South Korean schools to get tablets instead of textbooks by 2015

Four years from now, South Korea will have solved the largest issue to plague educational institutions and students since the beginning of time: hunchbacks. Embracing tablets, its government plans to completely replace heavy paper textbooks with tablets and e-book in every single school by 2015.

Ever since the Kindle e-reader hopped onto the scene in 2007, the dream of completely digitalizing all educational material and cramming it into a slim and light device slowly became feasible, albeit at turtle speeds. While schools in the U.S. are still figuring how to integrate e-books into classrooms with ongoing experiments and trials using devices like the Kindle and iPad, South Korea's Ministry of Education, Science and Technology has agreed to spend $2 billion over the next several years to provide every school kid with a free tablet and digitized versions of textbooks.

With tablets, students will be able to interact with their reading materials like never before. Where one laptop per child in the classroom might have saw little success due to the clunky nature of laptop devices, powerful tablets capable of displaying rich multimedia should see a higher success rate in schools, just because holding it is like holding a book. It feels natural and comfortable.

"We don't expect the shift to digital textbooks to be difficult as students today are very accustomed to the digital environment," said a Ministry of Education official.
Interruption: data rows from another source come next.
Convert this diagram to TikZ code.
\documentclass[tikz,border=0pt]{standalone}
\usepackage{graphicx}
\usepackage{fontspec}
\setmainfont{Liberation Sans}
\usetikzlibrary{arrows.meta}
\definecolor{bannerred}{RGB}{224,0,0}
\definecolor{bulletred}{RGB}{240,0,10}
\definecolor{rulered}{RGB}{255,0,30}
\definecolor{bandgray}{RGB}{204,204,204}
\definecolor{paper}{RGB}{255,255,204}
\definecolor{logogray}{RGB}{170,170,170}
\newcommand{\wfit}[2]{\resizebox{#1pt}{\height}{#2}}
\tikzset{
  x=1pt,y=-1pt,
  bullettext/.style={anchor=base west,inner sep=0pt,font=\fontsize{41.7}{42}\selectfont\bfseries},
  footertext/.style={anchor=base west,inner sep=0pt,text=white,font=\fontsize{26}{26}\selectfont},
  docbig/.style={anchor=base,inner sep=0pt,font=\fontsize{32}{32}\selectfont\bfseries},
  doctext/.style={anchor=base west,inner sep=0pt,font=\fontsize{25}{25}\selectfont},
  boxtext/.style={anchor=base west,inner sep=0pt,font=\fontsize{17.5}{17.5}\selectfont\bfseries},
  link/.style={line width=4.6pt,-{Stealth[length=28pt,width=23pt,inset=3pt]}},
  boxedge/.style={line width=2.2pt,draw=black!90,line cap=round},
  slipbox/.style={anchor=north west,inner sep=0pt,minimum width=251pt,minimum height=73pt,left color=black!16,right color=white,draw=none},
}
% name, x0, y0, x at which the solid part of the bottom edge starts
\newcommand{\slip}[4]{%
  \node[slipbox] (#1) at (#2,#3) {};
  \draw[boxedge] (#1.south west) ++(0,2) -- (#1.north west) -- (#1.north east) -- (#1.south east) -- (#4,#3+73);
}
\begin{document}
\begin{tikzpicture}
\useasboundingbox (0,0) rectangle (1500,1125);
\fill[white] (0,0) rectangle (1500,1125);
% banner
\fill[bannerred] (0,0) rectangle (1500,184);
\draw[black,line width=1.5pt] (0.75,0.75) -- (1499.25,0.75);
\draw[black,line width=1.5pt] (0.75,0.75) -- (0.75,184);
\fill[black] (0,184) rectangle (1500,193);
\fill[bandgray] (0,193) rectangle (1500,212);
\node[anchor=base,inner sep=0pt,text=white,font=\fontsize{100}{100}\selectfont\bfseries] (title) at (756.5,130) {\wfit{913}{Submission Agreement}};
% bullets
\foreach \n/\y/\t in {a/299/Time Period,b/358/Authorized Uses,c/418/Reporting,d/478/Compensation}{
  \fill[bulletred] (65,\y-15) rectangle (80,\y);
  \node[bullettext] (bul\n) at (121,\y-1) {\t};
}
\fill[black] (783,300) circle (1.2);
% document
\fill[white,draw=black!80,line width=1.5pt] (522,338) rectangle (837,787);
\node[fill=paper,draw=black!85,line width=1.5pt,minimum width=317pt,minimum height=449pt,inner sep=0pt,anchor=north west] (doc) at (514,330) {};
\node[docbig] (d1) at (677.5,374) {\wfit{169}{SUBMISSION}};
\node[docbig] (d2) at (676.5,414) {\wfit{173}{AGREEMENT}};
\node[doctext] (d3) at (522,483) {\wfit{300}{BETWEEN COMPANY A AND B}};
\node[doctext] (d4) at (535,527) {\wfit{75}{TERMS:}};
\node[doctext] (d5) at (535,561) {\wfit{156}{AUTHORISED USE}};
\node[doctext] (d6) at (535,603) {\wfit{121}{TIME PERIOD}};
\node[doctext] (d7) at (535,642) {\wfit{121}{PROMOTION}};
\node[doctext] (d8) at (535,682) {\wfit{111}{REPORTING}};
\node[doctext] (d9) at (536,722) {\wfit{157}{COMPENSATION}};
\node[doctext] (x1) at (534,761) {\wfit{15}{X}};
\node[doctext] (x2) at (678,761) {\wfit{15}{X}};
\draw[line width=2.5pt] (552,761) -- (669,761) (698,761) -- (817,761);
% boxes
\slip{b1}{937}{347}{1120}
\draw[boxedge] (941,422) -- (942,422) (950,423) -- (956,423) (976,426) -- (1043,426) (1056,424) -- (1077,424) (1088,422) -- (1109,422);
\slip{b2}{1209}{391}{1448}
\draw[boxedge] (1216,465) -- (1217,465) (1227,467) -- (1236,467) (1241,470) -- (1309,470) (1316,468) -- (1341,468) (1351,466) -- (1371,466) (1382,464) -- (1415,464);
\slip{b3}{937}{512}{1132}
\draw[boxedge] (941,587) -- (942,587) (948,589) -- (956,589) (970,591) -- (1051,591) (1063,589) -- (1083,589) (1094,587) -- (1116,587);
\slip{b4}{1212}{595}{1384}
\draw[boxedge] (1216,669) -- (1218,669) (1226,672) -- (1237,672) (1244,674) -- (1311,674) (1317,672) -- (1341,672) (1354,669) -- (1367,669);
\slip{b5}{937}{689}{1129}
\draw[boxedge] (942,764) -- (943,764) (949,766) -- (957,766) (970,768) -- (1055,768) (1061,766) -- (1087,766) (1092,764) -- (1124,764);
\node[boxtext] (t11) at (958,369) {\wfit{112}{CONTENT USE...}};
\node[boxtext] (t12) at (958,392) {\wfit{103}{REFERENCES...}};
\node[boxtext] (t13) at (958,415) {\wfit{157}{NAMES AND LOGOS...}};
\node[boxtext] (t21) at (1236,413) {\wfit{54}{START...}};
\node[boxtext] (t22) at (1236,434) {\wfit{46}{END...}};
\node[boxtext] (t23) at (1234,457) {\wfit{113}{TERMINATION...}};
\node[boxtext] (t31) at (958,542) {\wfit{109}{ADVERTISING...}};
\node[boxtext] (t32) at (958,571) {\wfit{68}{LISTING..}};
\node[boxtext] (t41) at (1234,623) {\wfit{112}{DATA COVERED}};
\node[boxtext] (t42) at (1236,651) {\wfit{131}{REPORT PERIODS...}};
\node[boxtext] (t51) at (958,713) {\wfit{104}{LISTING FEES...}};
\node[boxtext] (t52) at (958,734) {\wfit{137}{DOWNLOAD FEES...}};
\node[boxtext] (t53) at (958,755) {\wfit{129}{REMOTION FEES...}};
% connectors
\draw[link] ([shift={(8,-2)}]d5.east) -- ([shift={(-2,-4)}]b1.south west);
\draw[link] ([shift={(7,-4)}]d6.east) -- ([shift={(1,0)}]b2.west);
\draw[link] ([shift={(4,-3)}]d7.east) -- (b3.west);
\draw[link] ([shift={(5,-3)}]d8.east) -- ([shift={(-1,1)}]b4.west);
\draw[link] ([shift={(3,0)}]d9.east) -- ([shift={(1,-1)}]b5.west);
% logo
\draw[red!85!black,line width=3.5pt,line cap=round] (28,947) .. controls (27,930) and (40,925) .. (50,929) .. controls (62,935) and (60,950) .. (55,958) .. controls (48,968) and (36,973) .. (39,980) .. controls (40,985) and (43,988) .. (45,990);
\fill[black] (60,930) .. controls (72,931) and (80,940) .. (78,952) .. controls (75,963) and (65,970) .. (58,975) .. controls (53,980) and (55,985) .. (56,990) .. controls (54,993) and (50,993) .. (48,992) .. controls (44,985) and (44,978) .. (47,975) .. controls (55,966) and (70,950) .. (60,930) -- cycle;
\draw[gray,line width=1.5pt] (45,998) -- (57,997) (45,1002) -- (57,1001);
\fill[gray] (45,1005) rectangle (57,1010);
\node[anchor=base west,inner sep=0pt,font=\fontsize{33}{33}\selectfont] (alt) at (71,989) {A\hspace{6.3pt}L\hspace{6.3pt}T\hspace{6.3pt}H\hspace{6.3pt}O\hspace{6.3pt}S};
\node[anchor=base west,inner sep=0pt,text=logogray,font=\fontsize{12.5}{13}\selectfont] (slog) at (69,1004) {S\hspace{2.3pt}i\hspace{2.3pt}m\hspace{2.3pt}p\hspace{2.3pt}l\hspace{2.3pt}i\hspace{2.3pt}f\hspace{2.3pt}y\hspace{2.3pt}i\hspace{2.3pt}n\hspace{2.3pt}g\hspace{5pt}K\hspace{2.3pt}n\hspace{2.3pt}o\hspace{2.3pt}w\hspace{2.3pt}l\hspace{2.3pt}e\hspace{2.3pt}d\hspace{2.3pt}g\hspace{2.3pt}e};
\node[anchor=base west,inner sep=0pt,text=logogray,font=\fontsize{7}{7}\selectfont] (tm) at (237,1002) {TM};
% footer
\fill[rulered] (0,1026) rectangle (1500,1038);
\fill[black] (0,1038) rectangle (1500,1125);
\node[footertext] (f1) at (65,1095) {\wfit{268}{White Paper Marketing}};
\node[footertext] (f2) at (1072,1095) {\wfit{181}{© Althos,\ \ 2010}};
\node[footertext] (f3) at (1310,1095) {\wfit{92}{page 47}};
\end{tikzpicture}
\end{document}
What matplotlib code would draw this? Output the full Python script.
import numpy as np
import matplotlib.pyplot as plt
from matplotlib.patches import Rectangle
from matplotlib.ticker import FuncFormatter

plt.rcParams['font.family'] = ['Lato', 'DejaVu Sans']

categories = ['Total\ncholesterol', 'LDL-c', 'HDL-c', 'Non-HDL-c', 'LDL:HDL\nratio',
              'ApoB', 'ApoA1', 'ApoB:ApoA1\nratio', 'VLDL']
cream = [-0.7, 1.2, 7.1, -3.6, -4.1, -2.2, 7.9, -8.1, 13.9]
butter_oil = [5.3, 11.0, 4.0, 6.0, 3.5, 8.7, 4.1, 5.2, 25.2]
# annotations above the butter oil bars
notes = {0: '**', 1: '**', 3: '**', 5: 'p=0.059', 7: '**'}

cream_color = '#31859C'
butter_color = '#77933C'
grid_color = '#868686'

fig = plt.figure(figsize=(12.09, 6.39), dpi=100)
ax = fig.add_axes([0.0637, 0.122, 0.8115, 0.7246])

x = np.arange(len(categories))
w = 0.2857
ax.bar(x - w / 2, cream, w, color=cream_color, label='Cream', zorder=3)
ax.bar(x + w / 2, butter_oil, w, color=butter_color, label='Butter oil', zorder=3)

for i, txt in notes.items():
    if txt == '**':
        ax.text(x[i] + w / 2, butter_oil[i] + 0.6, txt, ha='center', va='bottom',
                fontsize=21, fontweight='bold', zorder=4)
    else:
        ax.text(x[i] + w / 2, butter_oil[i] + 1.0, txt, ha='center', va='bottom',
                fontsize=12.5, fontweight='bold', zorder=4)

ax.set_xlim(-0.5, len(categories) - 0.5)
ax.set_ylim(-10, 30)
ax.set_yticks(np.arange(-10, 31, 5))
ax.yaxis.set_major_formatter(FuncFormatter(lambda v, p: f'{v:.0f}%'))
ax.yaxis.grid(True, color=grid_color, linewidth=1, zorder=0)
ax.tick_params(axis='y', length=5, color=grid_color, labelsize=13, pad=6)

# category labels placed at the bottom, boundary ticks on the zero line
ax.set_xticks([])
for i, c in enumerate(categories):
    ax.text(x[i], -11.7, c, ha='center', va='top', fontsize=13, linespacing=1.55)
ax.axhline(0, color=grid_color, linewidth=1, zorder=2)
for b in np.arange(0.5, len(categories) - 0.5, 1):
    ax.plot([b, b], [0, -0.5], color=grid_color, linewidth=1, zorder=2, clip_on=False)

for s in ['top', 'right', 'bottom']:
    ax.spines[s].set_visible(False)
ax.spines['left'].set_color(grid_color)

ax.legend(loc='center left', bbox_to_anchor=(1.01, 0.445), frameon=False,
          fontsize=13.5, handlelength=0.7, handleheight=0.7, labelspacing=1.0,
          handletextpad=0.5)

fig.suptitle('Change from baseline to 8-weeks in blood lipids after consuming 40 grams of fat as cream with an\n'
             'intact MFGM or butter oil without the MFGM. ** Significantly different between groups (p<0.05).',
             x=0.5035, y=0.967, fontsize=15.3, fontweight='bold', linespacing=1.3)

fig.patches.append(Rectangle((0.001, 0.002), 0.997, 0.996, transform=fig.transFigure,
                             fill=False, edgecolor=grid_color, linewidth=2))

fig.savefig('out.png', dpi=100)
The timing couldn't be better. Electronics giants such as Apple and Samsung have really managed to cut down on the weight and size of tablets without skimping on usability. South Korea might be a relatively small country compared to the likes of the U.S., China or Russia, but if all goes according to plan by 2015, the years after that could see all printed textbooks become extinct in schools worldwide. Mind you, that's not necessarily a bad thing, so long as students aren't playing Angry Birds when they should be practicing their algebra.